> [TASK TO CARRY OUT]:
Filter out everything except lines holding "that".

##### EXERCISE MATERIALS

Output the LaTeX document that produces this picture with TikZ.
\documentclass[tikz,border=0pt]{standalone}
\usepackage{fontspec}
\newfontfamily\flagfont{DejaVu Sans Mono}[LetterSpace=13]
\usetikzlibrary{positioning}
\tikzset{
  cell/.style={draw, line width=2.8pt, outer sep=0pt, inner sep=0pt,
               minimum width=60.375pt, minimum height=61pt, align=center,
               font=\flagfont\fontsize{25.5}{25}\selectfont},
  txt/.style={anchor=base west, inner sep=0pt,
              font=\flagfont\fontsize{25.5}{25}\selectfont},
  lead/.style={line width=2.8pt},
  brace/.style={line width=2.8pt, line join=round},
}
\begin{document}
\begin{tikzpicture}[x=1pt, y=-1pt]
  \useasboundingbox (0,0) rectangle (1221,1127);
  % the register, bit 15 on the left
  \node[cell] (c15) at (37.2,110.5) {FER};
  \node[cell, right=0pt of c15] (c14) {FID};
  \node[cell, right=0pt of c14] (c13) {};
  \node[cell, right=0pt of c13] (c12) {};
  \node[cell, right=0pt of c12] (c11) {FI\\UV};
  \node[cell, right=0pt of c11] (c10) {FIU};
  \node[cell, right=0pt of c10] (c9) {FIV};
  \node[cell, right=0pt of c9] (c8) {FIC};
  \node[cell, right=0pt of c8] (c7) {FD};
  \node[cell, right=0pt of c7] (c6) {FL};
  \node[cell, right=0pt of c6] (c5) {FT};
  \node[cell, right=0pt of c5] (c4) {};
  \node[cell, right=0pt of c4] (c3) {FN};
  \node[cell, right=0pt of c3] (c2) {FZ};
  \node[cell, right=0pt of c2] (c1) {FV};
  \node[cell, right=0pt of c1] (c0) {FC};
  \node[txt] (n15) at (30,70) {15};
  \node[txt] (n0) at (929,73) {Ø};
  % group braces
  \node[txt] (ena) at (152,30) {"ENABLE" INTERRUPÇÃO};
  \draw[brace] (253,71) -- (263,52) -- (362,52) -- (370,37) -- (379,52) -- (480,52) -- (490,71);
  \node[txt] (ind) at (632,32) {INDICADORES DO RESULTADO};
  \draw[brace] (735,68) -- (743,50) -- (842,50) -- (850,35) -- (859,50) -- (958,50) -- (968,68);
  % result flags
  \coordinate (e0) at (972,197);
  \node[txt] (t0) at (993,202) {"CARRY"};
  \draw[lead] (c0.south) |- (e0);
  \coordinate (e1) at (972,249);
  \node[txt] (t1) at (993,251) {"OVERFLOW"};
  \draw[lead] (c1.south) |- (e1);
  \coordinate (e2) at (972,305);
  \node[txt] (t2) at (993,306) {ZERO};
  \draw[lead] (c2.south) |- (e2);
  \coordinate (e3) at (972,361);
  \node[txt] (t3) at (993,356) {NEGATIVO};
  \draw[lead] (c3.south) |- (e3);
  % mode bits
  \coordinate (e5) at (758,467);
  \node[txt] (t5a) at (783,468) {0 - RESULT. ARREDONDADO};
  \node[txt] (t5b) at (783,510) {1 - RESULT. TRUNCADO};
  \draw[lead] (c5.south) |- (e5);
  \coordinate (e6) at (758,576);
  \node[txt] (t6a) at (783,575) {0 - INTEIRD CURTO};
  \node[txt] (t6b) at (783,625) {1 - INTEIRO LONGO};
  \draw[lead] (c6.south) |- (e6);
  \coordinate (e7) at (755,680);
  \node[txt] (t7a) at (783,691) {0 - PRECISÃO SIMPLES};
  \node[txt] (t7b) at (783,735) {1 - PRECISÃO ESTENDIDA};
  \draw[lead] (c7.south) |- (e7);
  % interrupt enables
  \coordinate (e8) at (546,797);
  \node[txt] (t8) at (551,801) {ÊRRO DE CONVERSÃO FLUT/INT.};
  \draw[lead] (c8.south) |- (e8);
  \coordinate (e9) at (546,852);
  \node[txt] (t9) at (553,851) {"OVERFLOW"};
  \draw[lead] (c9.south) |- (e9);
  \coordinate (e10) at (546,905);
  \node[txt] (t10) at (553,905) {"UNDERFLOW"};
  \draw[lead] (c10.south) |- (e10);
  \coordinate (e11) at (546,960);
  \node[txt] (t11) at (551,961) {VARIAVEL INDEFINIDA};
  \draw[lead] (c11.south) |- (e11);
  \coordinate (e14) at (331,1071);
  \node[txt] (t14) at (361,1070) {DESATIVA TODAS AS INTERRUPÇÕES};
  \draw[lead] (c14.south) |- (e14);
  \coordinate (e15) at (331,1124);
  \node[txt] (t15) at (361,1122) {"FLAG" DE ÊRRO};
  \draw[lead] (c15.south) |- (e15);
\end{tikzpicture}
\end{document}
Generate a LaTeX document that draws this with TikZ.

##########

> [FULL SOLUTION]:
Output the LaTeX document that produces this picture with TikZ.
Generate a LaTeX document that draws this with TikZ.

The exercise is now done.